◆ **Supplied records**

☆ ☆ ☆

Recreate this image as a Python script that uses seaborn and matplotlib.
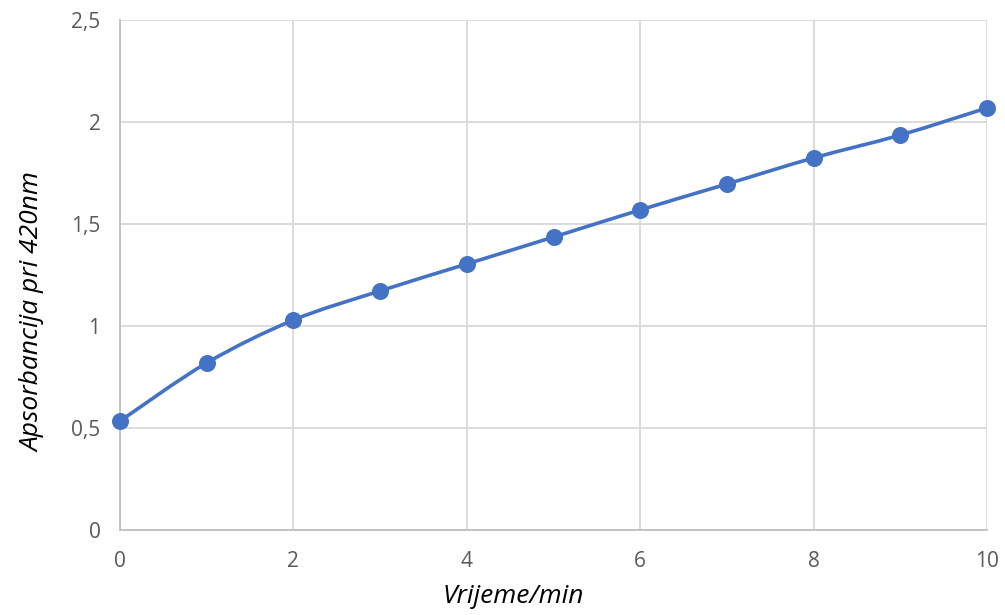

☆ ☆ ☆

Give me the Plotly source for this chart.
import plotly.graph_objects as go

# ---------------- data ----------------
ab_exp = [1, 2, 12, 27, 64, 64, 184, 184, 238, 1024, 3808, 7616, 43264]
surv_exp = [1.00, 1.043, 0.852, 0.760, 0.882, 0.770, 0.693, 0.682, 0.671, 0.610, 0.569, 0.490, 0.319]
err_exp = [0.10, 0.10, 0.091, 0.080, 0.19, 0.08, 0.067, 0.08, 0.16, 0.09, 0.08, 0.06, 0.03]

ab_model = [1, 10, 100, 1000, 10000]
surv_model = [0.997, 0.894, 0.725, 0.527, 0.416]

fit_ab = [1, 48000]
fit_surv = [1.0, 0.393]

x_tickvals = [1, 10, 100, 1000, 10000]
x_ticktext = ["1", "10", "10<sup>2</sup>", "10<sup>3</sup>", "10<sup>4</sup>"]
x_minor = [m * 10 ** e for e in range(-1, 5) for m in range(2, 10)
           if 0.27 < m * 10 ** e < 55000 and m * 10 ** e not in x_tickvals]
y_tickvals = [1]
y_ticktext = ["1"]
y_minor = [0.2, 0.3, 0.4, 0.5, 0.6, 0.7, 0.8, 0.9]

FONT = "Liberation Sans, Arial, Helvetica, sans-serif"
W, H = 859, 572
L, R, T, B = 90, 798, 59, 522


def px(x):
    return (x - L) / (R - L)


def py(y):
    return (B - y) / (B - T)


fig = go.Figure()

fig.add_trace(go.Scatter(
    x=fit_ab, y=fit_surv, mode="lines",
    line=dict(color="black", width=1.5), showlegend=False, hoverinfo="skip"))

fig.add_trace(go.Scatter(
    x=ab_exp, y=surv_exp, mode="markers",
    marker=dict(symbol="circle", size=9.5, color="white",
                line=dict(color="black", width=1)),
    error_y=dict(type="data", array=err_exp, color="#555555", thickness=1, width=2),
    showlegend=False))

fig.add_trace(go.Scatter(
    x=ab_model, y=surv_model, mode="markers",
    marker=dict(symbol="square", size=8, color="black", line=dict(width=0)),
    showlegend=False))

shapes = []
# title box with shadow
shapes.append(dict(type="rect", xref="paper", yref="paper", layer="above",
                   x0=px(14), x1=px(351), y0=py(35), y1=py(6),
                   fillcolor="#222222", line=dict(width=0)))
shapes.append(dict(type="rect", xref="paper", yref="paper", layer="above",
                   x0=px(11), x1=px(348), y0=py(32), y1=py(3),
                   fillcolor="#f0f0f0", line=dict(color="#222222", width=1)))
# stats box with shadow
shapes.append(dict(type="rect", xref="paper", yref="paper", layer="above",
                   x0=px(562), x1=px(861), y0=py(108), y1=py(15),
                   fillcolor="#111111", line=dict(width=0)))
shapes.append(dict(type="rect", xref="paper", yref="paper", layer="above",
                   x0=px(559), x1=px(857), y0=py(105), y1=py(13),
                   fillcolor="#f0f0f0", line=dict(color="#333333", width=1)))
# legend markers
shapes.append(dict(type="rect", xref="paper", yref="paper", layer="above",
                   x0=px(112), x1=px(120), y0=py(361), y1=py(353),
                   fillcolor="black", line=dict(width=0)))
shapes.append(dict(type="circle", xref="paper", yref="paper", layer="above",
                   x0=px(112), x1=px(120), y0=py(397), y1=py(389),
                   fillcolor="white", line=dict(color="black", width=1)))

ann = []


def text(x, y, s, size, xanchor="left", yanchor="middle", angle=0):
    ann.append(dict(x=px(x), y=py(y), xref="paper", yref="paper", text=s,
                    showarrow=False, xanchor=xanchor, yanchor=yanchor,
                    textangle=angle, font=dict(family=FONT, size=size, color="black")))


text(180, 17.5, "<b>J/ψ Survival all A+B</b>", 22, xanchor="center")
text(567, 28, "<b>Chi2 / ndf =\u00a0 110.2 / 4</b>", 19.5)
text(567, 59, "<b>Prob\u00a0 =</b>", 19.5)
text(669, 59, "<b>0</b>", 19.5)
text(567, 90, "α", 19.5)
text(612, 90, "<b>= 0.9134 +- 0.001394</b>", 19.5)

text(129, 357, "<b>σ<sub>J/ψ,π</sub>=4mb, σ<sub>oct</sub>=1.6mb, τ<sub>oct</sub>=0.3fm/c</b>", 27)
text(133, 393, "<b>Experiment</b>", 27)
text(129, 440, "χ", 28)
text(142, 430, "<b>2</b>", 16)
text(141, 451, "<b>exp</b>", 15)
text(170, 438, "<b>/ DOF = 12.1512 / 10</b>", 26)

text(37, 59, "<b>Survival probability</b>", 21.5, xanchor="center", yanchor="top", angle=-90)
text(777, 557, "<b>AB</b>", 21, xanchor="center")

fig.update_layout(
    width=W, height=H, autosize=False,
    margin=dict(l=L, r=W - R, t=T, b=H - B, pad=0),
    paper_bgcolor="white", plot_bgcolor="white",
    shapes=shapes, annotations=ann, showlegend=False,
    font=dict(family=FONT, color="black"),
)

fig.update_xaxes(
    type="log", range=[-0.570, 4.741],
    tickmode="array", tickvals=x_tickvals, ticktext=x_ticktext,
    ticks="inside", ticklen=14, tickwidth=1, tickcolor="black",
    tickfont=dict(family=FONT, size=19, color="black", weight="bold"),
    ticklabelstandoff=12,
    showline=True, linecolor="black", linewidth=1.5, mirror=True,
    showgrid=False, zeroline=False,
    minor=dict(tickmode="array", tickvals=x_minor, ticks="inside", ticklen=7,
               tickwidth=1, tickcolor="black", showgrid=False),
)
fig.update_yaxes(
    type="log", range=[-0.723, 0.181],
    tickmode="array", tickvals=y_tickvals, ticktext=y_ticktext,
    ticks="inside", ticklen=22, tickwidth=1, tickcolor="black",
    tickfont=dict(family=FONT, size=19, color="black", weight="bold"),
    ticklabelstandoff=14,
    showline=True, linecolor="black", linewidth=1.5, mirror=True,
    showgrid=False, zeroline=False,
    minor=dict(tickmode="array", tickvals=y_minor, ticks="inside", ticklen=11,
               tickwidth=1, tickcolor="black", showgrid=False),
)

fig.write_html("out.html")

☆ ☆ ☆

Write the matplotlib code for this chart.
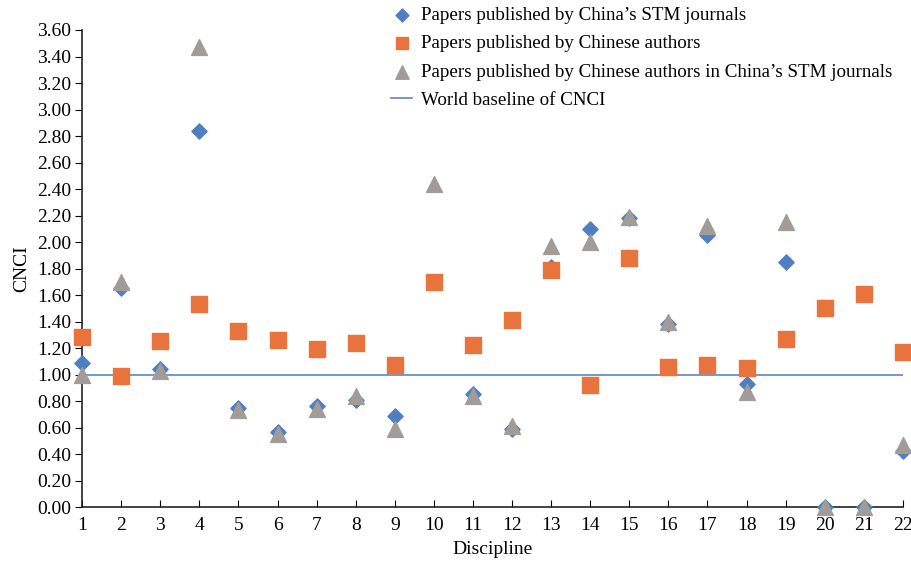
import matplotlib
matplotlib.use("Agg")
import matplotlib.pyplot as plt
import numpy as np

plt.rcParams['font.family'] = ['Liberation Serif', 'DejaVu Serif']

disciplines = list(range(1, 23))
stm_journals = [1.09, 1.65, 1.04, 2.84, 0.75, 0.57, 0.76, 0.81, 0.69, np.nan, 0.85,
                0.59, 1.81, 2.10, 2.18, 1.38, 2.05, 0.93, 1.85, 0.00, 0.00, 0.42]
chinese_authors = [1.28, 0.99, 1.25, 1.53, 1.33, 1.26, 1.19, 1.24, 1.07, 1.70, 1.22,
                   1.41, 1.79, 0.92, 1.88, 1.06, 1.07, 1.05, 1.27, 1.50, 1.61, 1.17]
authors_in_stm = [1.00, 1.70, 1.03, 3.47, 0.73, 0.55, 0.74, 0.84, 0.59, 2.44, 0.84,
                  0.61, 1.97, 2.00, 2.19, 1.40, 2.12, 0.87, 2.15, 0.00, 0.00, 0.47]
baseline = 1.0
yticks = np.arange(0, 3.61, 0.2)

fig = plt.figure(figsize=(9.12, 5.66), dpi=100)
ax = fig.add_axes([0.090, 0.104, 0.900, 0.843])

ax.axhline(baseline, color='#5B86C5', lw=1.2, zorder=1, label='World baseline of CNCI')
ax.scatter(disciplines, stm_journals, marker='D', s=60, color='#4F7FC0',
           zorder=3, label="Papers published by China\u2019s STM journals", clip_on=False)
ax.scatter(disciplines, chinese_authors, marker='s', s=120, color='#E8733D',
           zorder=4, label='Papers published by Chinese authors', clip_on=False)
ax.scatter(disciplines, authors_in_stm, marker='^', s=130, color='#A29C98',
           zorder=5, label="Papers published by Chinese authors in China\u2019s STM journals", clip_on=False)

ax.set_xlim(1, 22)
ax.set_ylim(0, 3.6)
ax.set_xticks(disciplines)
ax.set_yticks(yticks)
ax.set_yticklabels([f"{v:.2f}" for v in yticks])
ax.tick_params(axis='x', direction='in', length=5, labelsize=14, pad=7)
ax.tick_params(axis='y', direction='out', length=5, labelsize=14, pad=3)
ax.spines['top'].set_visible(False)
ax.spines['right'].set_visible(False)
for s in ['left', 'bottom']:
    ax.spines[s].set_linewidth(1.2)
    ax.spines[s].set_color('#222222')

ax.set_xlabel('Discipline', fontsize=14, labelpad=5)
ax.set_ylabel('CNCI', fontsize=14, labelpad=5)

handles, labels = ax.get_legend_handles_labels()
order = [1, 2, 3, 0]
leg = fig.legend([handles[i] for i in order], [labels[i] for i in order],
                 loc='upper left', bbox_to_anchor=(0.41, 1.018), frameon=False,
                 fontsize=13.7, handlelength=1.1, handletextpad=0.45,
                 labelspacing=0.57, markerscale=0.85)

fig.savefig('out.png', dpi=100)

☆ ☆ ☆

◆ **Problem statement**
Only lines holding the string "chart" are wanted; gather each one from the entries above.

◆ **Solved problem**
Give me the Plotly source for this chart.
Write the matplotlib code for this chart.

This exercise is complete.